→ **Given information**:
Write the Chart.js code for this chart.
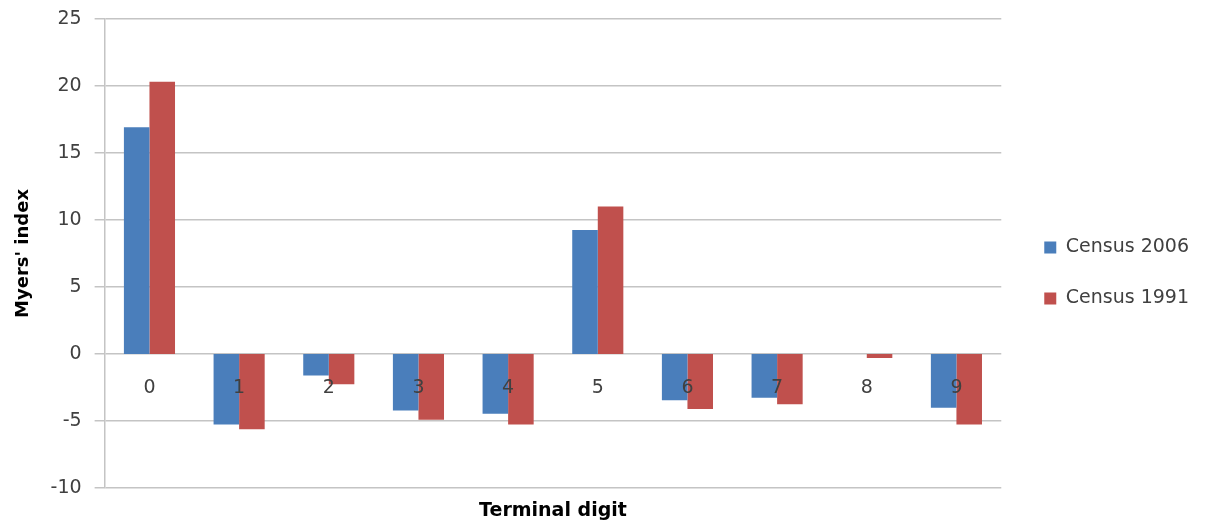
<!DOCTYPE html>
<html>
<head>
<meta charset="utf-8">
<script src="https://cdn.jsdelivr.net/npm/chart.js@4.4.1/dist/chart.umd.min.js"></script>
<style>
  html, body { margin: 0; padding: 0; background: #fff; }
  #wrap { width: 1205px; height: 524px; position: relative; }
</style>
</head>
<body>
<div id="wrap"><canvas id="chart"></canvas></div>
<script>
// terminal digits and Myers' index per census
const digits = ['0', '1', '2', '3', '4', '5', '6', '7', '8', '9'];
const census2006 = [16.9, -5.25, -1.6, -4.2, -4.45, 9.25, -3.45, -3.25, 0, -4.0];
const census1991 = [20.3, -5.6, -2.25, -4.9, -5.25, 11.0, -4.1, -3.75, -0.3, -5.25];
const yTicks = [-10, -5, 0, 5, 10, 15, 20, 25];

const FONT = 'DejaVu Sans';
const gridGrey = '#c4c4c4';

const ctx = document.getElementById('chart').getContext('2d');
new Chart(ctx, {
    type: 'bar',
    data: {
        labels: digits,
        datasets: [
            { label: 'Census 2006', data: census2006, backgroundColor: '#4a7ebb', xAxisID: 'x' },
            { label: 'Census 1991', data: census1991, backgroundColor: '#c0504d', xAxisID: 'x' }
        ]
    },
    options: {
        responsive: true,
        maintainAspectRatio: false,
        animation: false,
        barPercentage: 1,
        categoryPercentage: 0.57,
        layout: { padding: { top: 0, right: 6, left: 13, bottom: 2 } },
        plugins: {
            legend: {
                position: 'right',
                title: { display: true, text: ' ', font: { size: 10 }, padding: 6 },
                labels: {
                    font: { family: FONT, size: 19 },
                    color: '#404040',
                    boxWidth: 12,
                    boxHeight: 12,
                    padding: 32
                }
            },
            tooltip: { enabled: false }
        },
        scales: {
            x: {
                position: { y: 0 },
                grid: { display: false, drawTicks: false },
                border: { display: false },
                // labels sit on top of the bars, like the original
                ticks: { z: 1, font: { family: FONT, size: 19 }, color: '#404040', padding: 23 }
            },
            x2: {
                type: 'category',
                labels: digits,
                position: 'bottom',
                grid: { display: false },
                border: { display: false },
                ticks: { display: false },
                title: {
                    display: true,
                    text: 'Terminal digit',
                    font: { family: FONT, size: 19, weight: 'bold' },
                    color: '#000',
                    padding: { top: 3, bottom: 0 }
                }
            },
            // empty spacer between plot and legend
            gap: {
                type: 'linear',
                position: 'right',
                grid: { display: false },
                border: { display: false },
                ticks: { display: false },
                afterFit: (axis) => { axis.width = 11; }
            },
            y: {
                min: yTicks[0],
                max: yTicks[yTicks.length - 1],
                afterBuildTicks: (axis) => { axis.ticks = yTicks.map(v => ({ value: v })); },
                grid: { color: gridGrey, lineWidth: 1.5, tickLength: 10 },
                border: { color: gridGrey, width: 1.5 },
                ticks: { font: { family: FONT, size: 19, lineHeight: 0.6 }, color: '#404040', padding: 13 },
                title: {
                    display: true,
                    text: "Myers' index",
                    font: { family: FONT, size: 18, weight: 'bold' },
                    color: '#000',
                    padding: { top: 0, bottom: 3 }
                }
            }
        }
    }
});
</script>
</body>
</html>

→ **Prompt**: Give every line back word for word and leave the pictures out.

→ **The result**:
Write the Chart.js code for this chart.
<!DOCTYPE html>
<html>
<head>
<meta charset="utf-8">
<script src="https://cdn.jsdelivr.net/npm/chart.js@4.4.1/dist/chart.umd.min.js"></script>
<style>
  html, body { margin: 0; padding: 0; background: #fff; }
  #wrap { width: 1205px; height: 524px; position: relative; }
</style>
</head>
<body>
<div id="wrap"><canvas id="chart"></canvas></div>
<script>
// terminal digits and Myers' index per census
const digits = ['0', '1', '2', '3', '4', '5', '6', '7', '8', '9'];
const census2006 = [16.9, -5.25, -1.6, -4.2, -4.45, 9.25, -3.45, -3.25, 0, -4.0];
const census1991 = [20.3, -5.6, -2.25, -4.9, -5.25, 11.0, -4.1, -3.75, -0.3, -5.25];
const yTicks = [-10, -5, 0, 5, 10, 15, 20, 25];

const FONT = 'DejaVu Sans';
const gridGrey = '#c4c4c4';

const ctx = document.getElementById('chart').getContext('2d');
new Chart(ctx, {
    type: 'bar',
    data: {
        labels: digits,
        datasets: [
            { label: 'Census 2006', data: census2006, backgroundColor: '#4a7ebb', xAxisID: 'x' },
            { label: 'Census 1991', data: census1991, backgroundColor: '#c0504d', xAxisID: 'x' }
        ]
    },
    options: {
        responsive: true,
        maintainAspectRatio: false,
        animation: false,
        barPercentage: 1,
        categoryPercentage: 0.57,
        layout: { padding: { top: 0, right: 6, left: 13, bottom: 2 } },
        plugins: {
            legend: {
                position: 'right',
                title: { display: true, text: ' ', font: { size: 10 }, padding: 6 },
                labels: {
                    font: { family: FONT, size: 19 },
                    color: '#404040',
                    boxWidth: 12,
                    boxHeight: 12,
                    padding: 32
                }
            },
            tooltip: { enabled: false }
        },
        scales: {
            x: {
                position: { y: 0 },
                grid: { display: false, drawTicks: false },
                border: { display: false },
                // labels sit on top of the bars, like the original
                ticks: { z: 1, font: { family: FONT, size: 19 }, color: '#404040', padding: 23 }
            },
            x2: {
                type: 'category',
                labels: digits,
                position: 'bottom',
                grid: { display: false },
                border: { display: false },
                ticks: { display: false },
                title: {
                    display: true,
                    text: 'Terminal digit',
                    font: { family: FONT, size: 19, weight: 'bold' },
                    color: '#000',
                    padding: { top: 3, bottom: 0 }
                }
            },
            // empty spacer between plot and legend
            gap: {
                type: 'linear',
                position: 'right',
                grid: { display: false },
                border: { display: false },
                ticks: { display: false },
                afterFit: (axis) => { axis.width = 11; }
            },
            y: {
                min: yTicks[0],
                max: yTicks[yTicks.length - 1],
                afterBuildTicks: (axis) => { axis.ticks = yTicks.map(v => ({ value: v })); },
                grid: { color: gridGrey, lineWidth: 1.5, tickLength: 10 },
                border: { color: gridGrey, width: 1.5 },
                ticks: { font: { family: FONT, size: 19, lineHeight: 0.6 }, color: '#404040', padding: 13 },
                title: {
                    display: true,
                    text: "Myers' index",
                    font: { family: FONT, size: 18, weight: 'bold' },
                    color: '#000',
                    padding: { top: 0, bottom: 3 }
                }
            }
        }
    }
});
</script>
</body>
</html>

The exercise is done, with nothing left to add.